§ **GIVEN INSTRUCTION**
Print the listing in its entirety and exactly, leaving out images.
────────
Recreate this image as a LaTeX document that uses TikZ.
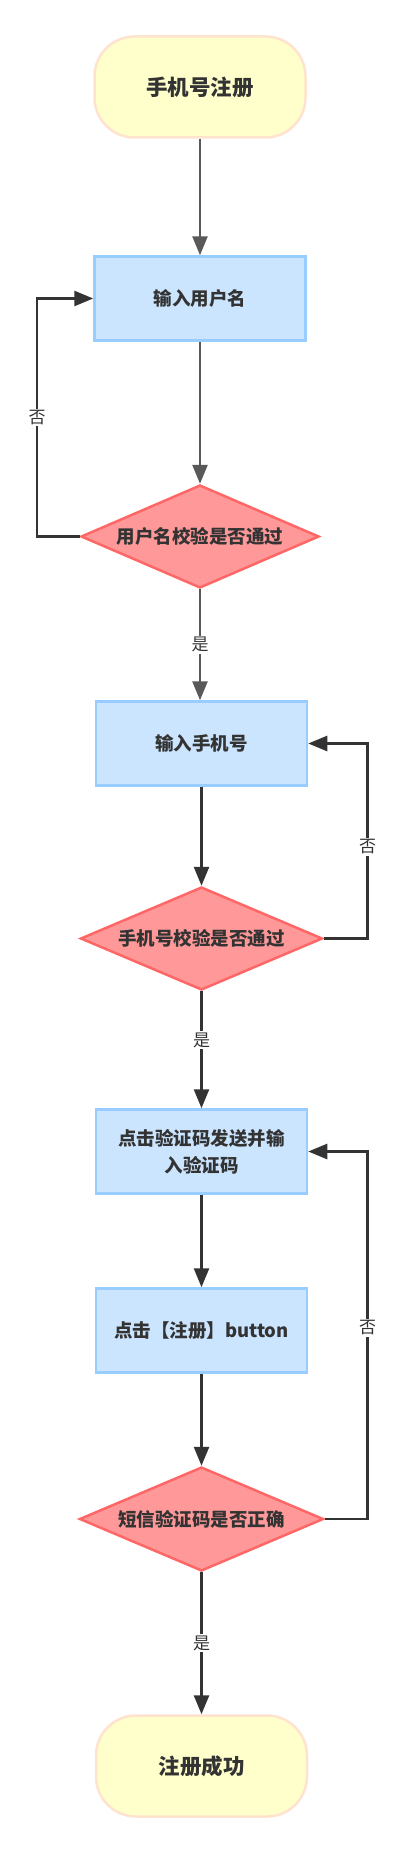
\documentclass[tikz,border=0pt]{standalone}
\usepackage{fontspec}
\usepackage{xcolor}
\usepackage{tikz}
\usetikzlibrary{arrows.meta,positioning,shapes,calc}
\newfontfamily\cjk{Noto Sans CJK SC}

\definecolor{termfill}{HTML}{FFFFCC}
\definecolor{termline}{HTML}{FFE3CF}
\definecolor{stepfill}{HTML}{CCE5FF}
\definecolor{stepline}{HTML}{99CCFF}
\definecolor{chkfill}{HTML}{FF9999}
\definecolor{chkline}{HTML}{FF6666}
\definecolor{flowgray}{HTML}{595959}
\definecolor{flowdark}{HTML}{333333}

\begin{document}
\begin{tikzpicture}[x=1pt, y=1pt,
  term/.style={rectangle, rounded corners=40pt, draw=termline, fill=termfill, line width=2.5pt, minimum width=211pt, minimum height=101pt, text=flowdark, font=\cjk\bfseries\fontsize{21.5}{25}\selectfont},
  stepbox/.style={rectangle, draw=stepline, fill=stepfill, line width=2.5pt, minimum width=211pt, minimum height=84pt, align=center, text=flowdark, font=\cjk\bfseries\fontsize{18.5}{27}\selectfont},
  check/.style={diamond, aspect=2.3, draw=chkline, fill=chkfill, line width=2.5pt, inner sep=0pt, text=flowdark, font=\cjk\bfseries\fontsize{18.5}{22}\selectfont},
  flow/.style={-{Triangle[length=19pt, width=15pt]}, line width=2.6pt, draw=flowdark},
  flowg/.style={flow, draw=flowgray},
  lbl/.style={fill=white, inner sep=1.5pt, text=flowdark, font=\cjk\fontsize{17}{17}\selectfont}
]
\useasboundingbox (0,0) rectangle (405,-1854);

% Steps
\node[term] (start) at (200,-87) {手机号注册};
\node[stepbox] (user) at (200,-298.5) {输入用户名};
\node[check, minimum width=238pt, minimum height=103pt] (userchk) at (200,-536.5) {用户名校验是否通过};
\node[stepbox] (phone) at (201.5,-743.5) {输入手机号};
\node[check, minimum width=242pt, minimum height=103pt] (phonechk) at (201.5,-938.5) {手机号校验是否通过};
\node[stepbox] (code) at (201.5,-1151.5) {点击验证码发送并输\\入验证码};
\node[stepbox] (submit) at (201.5,-1330.5) {点击【注册】button};
\node[check, minimum width=244pt, minimum height=104pt] (codechk) at (201.5,-1519) {短信验证码是否正确};
\node[term] (done) at (201.5,-1766) {注册成功};

% Loop columns
\coordinate (leftcol) at (37,0);
\coordinate (rightcol) at (367.5,0);

% Main flow
\draw[flowg] (start) -- (user);
\draw[flowg] (user) -- (userchk);
\draw[flowg] (userchk) -- node[lbl] {是} (userchk |- phone.north);
\draw[flow] (phone) -- (phonechk);
\draw[flow] (phonechk) -- node[lbl, pos=0.42] {是} (code);
\draw[flow] (code) -- (submit);
\draw[flow] (submit) -- (codechk);
\draw[flow] (codechk) -- node[lbl] {是} (done);

% Retry loops
\draw[flow] (userchk.west) -- (userchk.west -| leftcol) -- node[lbl] {否} (user.west -| leftcol) -- (user.west);
\draw[flow] (phonechk.east) -- (phonechk.east -| rightcol) -- node[lbl, pos=0.47] {否} (phone.east -| rightcol) -- (phone.east);
\draw[flow] (codechk.east) -- (codechk.east -| rightcol) -- node[lbl, pos=0.52] {否} (code.east -| rightcol) -- (code.east);

\end{tikzpicture}
\end{document}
────────
§ **ANSWER TO THIS EXERCISE**
Recreate this image as a LaTeX document that uses TikZ.
\documentclass[tikz,border=0pt]{standalone}
\usepackage{fontspec}
\usepackage{xcolor}
\usepackage{tikz}
\usetikzlibrary{arrows.meta,positioning,shapes,calc}
\newfontfamily\cjk{Noto Sans CJK SC}

\definecolor{termfill}{HTML}{FFFFCC}
\definecolor{termline}{HTML}{FFE3CF}
\definecolor{stepfill}{HTML}{CCE5FF}
\definecolor{stepline}{HTML}{99CCFF}
\definecolor{chkfill}{HTML}{FF9999}
\definecolor{chkline}{HTML}{FF6666}
\definecolor{flowgray}{HTML}{595959}
\definecolor{flowdark}{HTML}{333333}

\begin{document}
\begin{tikzpicture}[x=1pt, y=1pt,
  term/.style={rectangle, rounded corners=40pt, draw=termline, fill=termfill, line width=2.5pt, minimum width=211pt, minimum height=101pt, text=flowdark, font=\cjk\bfseries\fontsize{21.5}{25}\selectfont},
  stepbox/.style={rectangle, draw=stepline, fill=stepfill, line width=2.5pt, minimum width=211pt, minimum height=84pt, align=center, text=flowdark, font=\cjk\bfseries\fontsize{18.5}{27}\selectfont},
  check/.style={diamond, aspect=2.3, draw=chkline, fill=chkfill, line width=2.5pt, inner sep=0pt, text=flowdark, font=\cjk\bfseries\fontsize{18.5}{22}\selectfont},
  flow/.style={-{Triangle[length=19pt, width=15pt]}, line width=2.6pt, draw=flowdark},
  flowg/.style={flow, draw=flowgray},
  lbl/.style={fill=white, inner sep=1.5pt, text=flowdark, font=\cjk\fontsize{17}{17}\selectfont}
]
\useasboundingbox (0,0) rectangle (405,-1854);

% Steps
\node[term] (start) at (200,-87) {手机号注册};
\node[stepbox] (user) at (200,-298.5) {输入用户名};
\node[check, minimum width=238pt, minimum height=103pt] (userchk) at (200,-536.5) {用户名校验是否通过};
\node[stepbox] (phone) at (201.5,-743.5) {输入手机号};
\node[check, minimum width=242pt, minimum height=103pt] (phonechk) at (201.5,-938.5) {手机号校验是否通过};
\node[stepbox] (code) at (201.5,-1151.5) {点击验证码发送并输\\入验证码};
\node[stepbox] (submit) at (201.5,-1330.5) {点击【注册】button};
\node[check, minimum width=244pt, minimum height=104pt] (codechk) at (201.5,-1519) {短信验证码是否正确};
\node[term] (done) at (201.5,-1766) {注册成功};

% Loop columns
\coordinate (leftcol) at (37,0);
\coordinate (rightcol) at (367.5,0);

% Main flow
\draw[flowg] (start) -- (user);
\draw[flowg] (user) -- (userchk);
\draw[flowg] (userchk) -- node[lbl] {是} (userchk |- phone.north);
\draw[flow] (phone) -- (phonechk);
\draw[flow] (phonechk) -- node[lbl, pos=0.42] {是} (code);
\draw[flow] (code) -- (submit);
\draw[flow] (submit) -- (codechk);
\draw[flow] (codechk) -- node[lbl] {是} (done);

% Retry loops
\draw[flow] (userchk.west) -- (userchk.west -| leftcol) -- node[lbl] {否} (user.west -| leftcol) -- (user.west);
\draw[flow] (phonechk.east) -- (phonechk.east -| rightcol) -- node[lbl, pos=0.47] {否} (phone.east -| rightcol) -- (phone.east);
\draw[flow] (codechk.east) -- (codechk.east -| rightcol) -- node[lbl, pos=0.52] {否} (code.east -| rightcol) -- (code.east);

\end{tikzpicture}
\end{document}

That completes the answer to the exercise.